Report - U.S. Visits to Europe Up 6 Percent

Trans-Atlantic has released its latest report, noting that while overall travel across the ocean remained flat compared to last June, U.S. travel increased nearly 5 percent in May to 1.21 million visits, according to the latest figures from the Department of Commerce. For the year through May, American visits to Europe are up a strong 6 percent.

Some of this can be credited to the Queen's Jubilee in early June: American visits had been down 3 percent for the year through April; now they are up 2 percent through May, according to the latest preliminary figures from VisitBritain.

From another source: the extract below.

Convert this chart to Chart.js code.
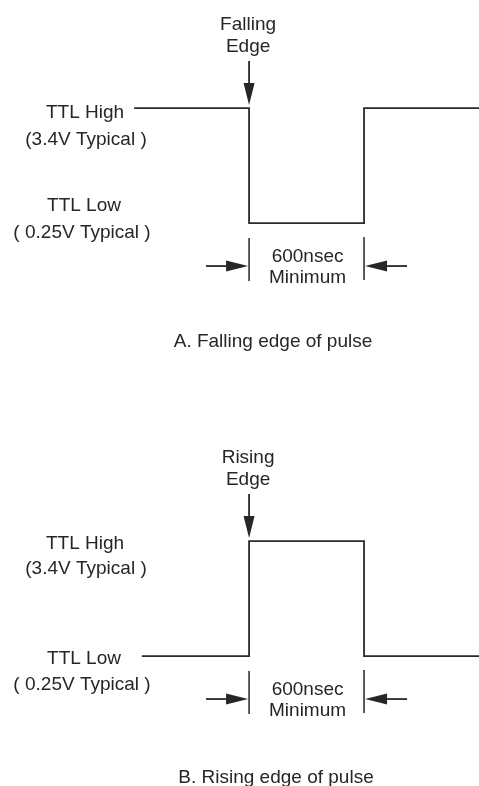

London is preparing for big crowds for the Summer Olympics, including visitors from the U.S. But central London hotels and theaters still say their U.S. bookings are down for the Olympic period (July 27–August 12) and especially for the weeks following the games. A record 137,000 people are projected to depart Heathrow on August 13.

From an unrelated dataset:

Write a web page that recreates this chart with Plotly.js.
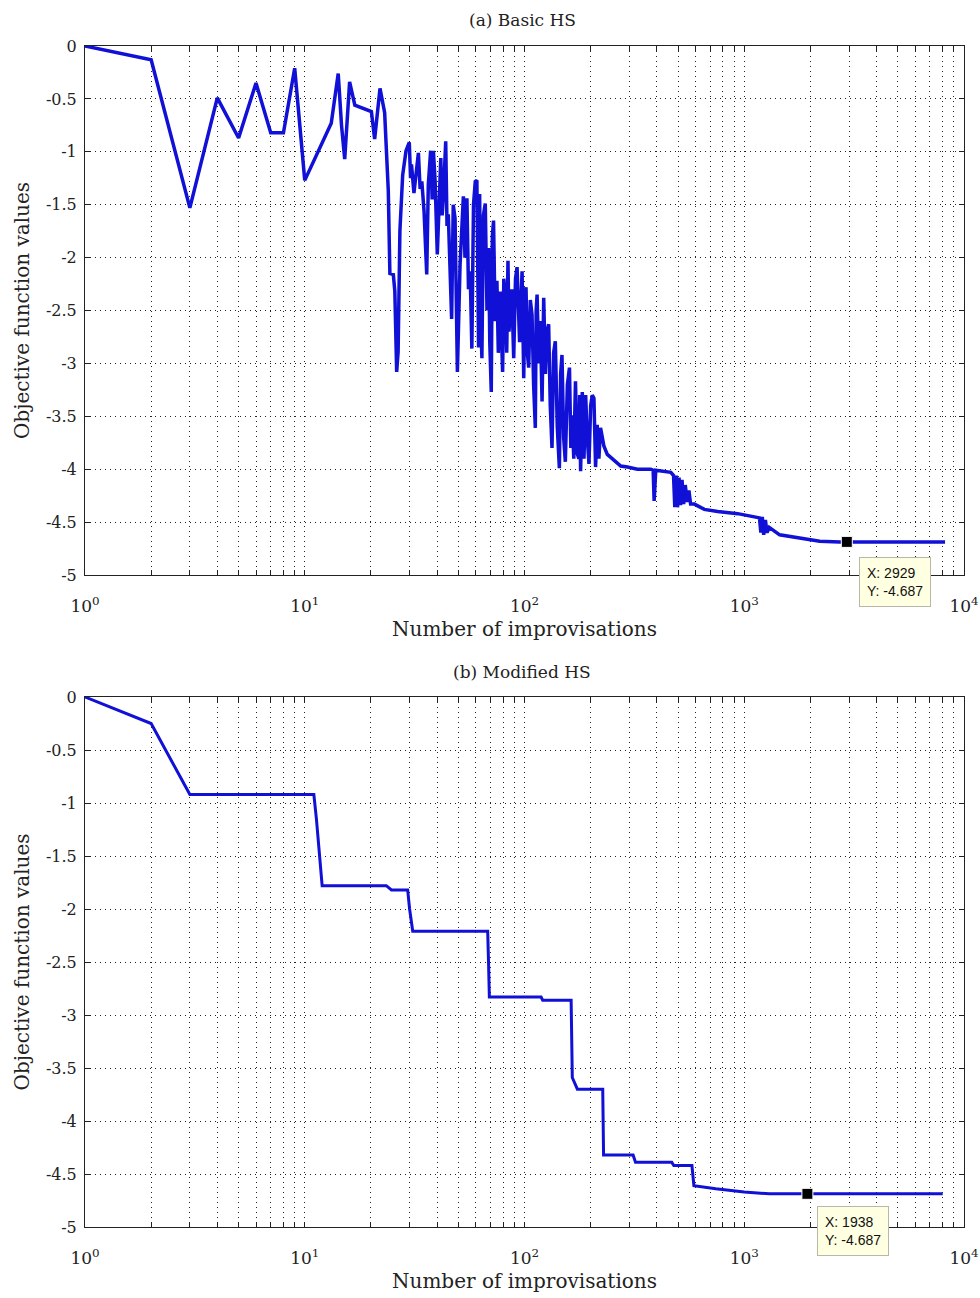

But not everything is rosy: American, United and Delta are suspending their non-stop flights from New York to Rome next winter; only Alitalia will fly non-stop. And even Alitalia, a joint-venture partner with Delta, will cut back capacity, by more than 25 percent in December. The U.S. carriers will restore New York–Rome service in the spring. And while the euro-zone crisis seemed to (somewhat) abate, in Italy, the cost of borrowing jumped to 6 percent after Moody’s downgraded its bonds to just two notches above junk. Spain’s 10-year bond costs rose to more than 7 percent; it was downgraded by Moody’s last month to just one notch above junk.